The Galloway model, although giving a less detailed picture of architectural sequence elements, appears essentially realistic in its recognition that other regime variables besides relative sea-level change can largely control sequence architecture. The regime concepts of Galloway, however, are modified to include more explicitly the effects of regime variables, R, related to the rate of relative sea-level change, D, the rate of sediment transport, Q, the rate of sediment supply and, M, the sediment grain size.
Specifically we find that the product Q · M is a regime expression for effective sediment supply while the product R · D is a regime expression for effective accommodation potential. It is suggested that the ratio of accommodation to supply, defined as ¥ = R′ · D′/Q′ · M′, is fundamental to the architectural response of sedimentation to changing regime conditions. A semi-quantitative model for each systems tract, the subsystems within it, and its bounding surfaces is proposed based on the theoretical response of regime topographic profiles to changes in ¥, the accommodation/supply ratio. Hypothetical examples of sequence development in response to changes in: (1) sediment supply without changes in sea-level; and (2) sea-level without changes in sediment supply serve to illustrate the differences between the new regime model and the eustatic model of Vail.
The regime-based, ¥-dependent model is used to interpret observed sequence stratigraphic architecture of the Campanian–Maastrichtian deposits of the USA Western Interior.
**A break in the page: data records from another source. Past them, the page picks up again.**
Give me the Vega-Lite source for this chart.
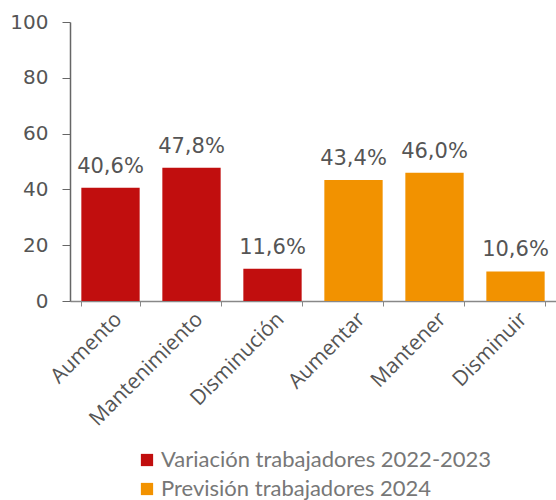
{
  "$schema": "https://vega.github.io/schema/vega-lite/v6.json",
  "width": 486,
  "height": 279,
  "autosize": {"type": "none"},
  "padding": {"left": 70, "top": 22, "right": 0, "bottom": 199},
  "background": "white",
  "data": {
    "values": [
      {"cat": "Aumento", "value": 40.6, "label": "40,6%", "serie": "Variación trabajadores 2022-2023"},
      {"cat": "Mantenimiento", "value": 47.8, "label": "47,8%", "serie": "Variación trabajadores 2022-2023"},
      {"cat": "Disminución", "value": 11.6, "label": "11,6%", "serie": "Variación trabajadores 2022-2023"},
      {"cat": "Aumentar", "value": 43.4, "label": "43,4%", "serie": "Previsión trabajadores 2024"},
      {"cat": "Mantener", "value": 46.0, "label": "46,0%", "serie": "Previsión trabajadores 2024"},
      {"cat": "Disminuir", "value": 10.6, "label": "10,6%", "serie": "Previsión trabajadores 2024"}
    ]
  },
  "config": {
    "view": {"stroke": null},
    "font": "Lato"
  },
  "encoding": {
    "x": {
      "field": "cat",
      "type": "nominal",
      "sort": null,
      "title": null,
      "scale": {"paddingInner": 0.28, "paddingOuter": 0.14},
      "axis": {
        "labelAngle": -45,
        "labelFont": "Open Sans",
        "labelFontSize": 21,
        "labelColor": "#555555",
        "domainColor": "#888888",
        "domainWidth": 1.5,
        "tickColor": "#888888",
        "tickBand": "extent",
        "tickSize": 5,
        "labelPadding": 2,
        "labelDx": -3,
        "labelDy": -6
      }
    },
    "y": {
      "field": "value",
      "type": "quantitative",
      "title": null,
      "scale": {"domain": [0, 100]},
      "axis": {
        "values": [0, 20, 40, 60, 80, 100],
        "grid": false,
        "labelFont": "DejaVu Sans",
        "labelFontSize": 20,
        "labelColor": "#555555",
        "domainColor": "#666666",
        "domainWidth": 1.5,
        "tickColor": "#666666",
        "tickSize": 8,
        "labelPadding": 14
      }
    }
  },
  "layer": [
    {
      "mark": {"type": "bar"},
      "encoding": {
        "color": {
          "field": "serie",
          "type": "nominal",
          "scale": {
            "domain": ["Variación trabajadores 2022-2023", "Previsión trabajadores 2024"],
            "range": ["#C10E0E", "#F29200"]
          },
          "legend": {
            "title": null,
            "orient": "none",
            "legendX": 66,
            "legendY": 427,
            "symbolType": "square",
            "symbolSize": 150,
            "symbolStrokeWidth": 0,
            "symbolOpacity": 1,
            "labelFont": "Lato",
            "labelFontSize": 22,
            "labelColor": "#777777",
            "labelOffset": 3,
            "rowPadding": 7,
            "labelLimit": 500
          }
        }
      }
    },
    {
      "mark": {"type": "text", "baseline": "alphabetic", "dy": -15, "font": "DejaVu Sans", "fontSize": 21, "color": "#555555"},
      "encoding": {
        "text": {"field": "label"}
      }
    }
  ]
}
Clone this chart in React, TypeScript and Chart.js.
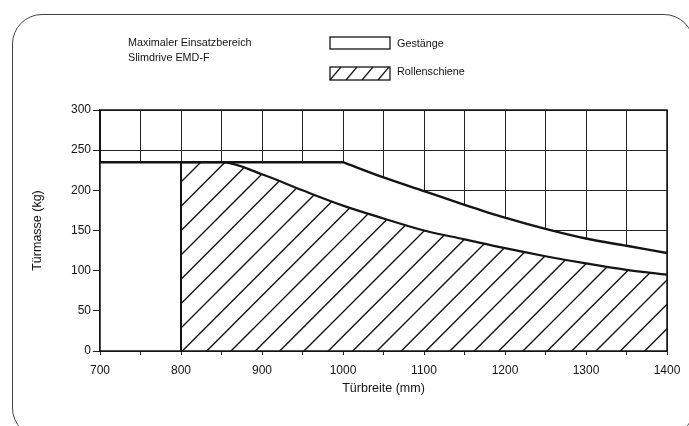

This analysis suggests that second-order (c.10 Ma) sequence cycles may be controlled by episodic subsidence caused by in-sequence thrusts, while third or higher order (<1 Ma) sequence cycles may be controlled by sediment supply changes caused by out-of-sequence thrusts.
A comparison of regime conditions for various time periods on the Northwestern Gulf of Mexico shelf and Middle Atlantic shelf sections indicates that the preservation potential of sequence architecture is dependent on the relative roles of sediment input (Q) and sea-level change (R). As sediment input and subsidence increase relative to the frequency and intensity of sea-level falls, the preservation potential of highstand deposits increases.
This study is the last of six papers in this volume that apply the concept of regime sedimentation to continental-margin deposition. These six papers have shown, at various spatial and temporal scales, that sedimentation systems are governed by interdependent variables, whose mutual adjustments tend towards a state of dynamic equilibrium. As a first approximation, semi-quantitative regime models can be developed in terms of equilibrium surfaces controlled by homeostatic responses of erosion or deposition.